# Stromstoss-Schaltung



## Qu1Te (28 Oktober 2012)

Eine Leuchte P1 soll von vier verschiedenen Stellen mit den Tastern S1 bis S4 ein- und ausgeschaltet werden können. Zur Realisierung dieser Funktion wird ein Stromstossrelais Q1 eingesetzt.
Wenn Spannung auf das Relais gegeben wird, so erhält es einen Stromstoß und ändert seinen Schaltzustand (ein --> aus oder aus--> ein).
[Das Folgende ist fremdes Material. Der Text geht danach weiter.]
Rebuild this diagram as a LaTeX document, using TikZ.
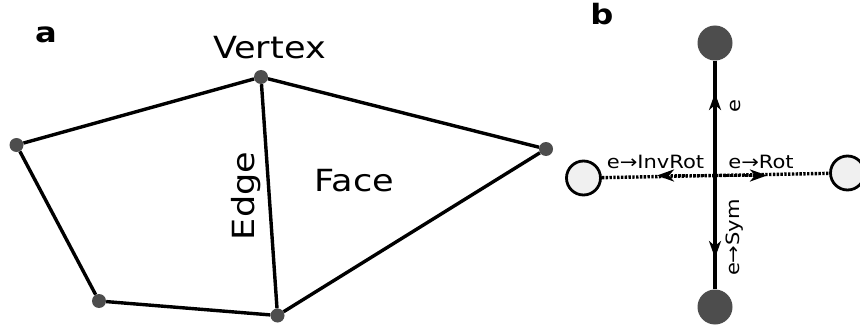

Zeichen Sie den zugehörigen Stromlaufplan.
Wo wird diese Schaltung verwendet?


kann mir Jemand bei der Lösung helfen?

Ich verzweifel hier.


----------



## 190B (28 Oktober 2012)

Wiki ist Dein Freund...

http://de.wikipedia.org/wiki/Stromstoßschaltung


----------



## Lipperlandstern (28 Oktober 2012)

Qu1Te schrieb:


> Eine Leuchte P1 soll von vier verschiedenen Stellen mit den Tastern S1 bis S4 ein- und ausgeschaltet werden können. Zur Realisierung dieser Funktion wird ein Stromstossrelais Q1 eingesetzt.
> Wenn Spannung auf das Relais gegeben wird, so erhält es einen Stromstoß und ändert seinen Schaltzustand (ein --> aus oder aus--> ein).
> 
> Zeichen Sie den zugehörigen Stromlaufplan.
> ...




Das ist die 3. Aufgabe die ich heute von Dir lese... Ist morgen Berufsschule ?????


----------



## Licht9885 (1 November 2012)

Kleiner Tip am Rande wenn du die Grundlagen nicht hinbekommst dann würde ich lieber an deiner stelle schnellstens in die Hauswirtschaftsklasse wechseln


----------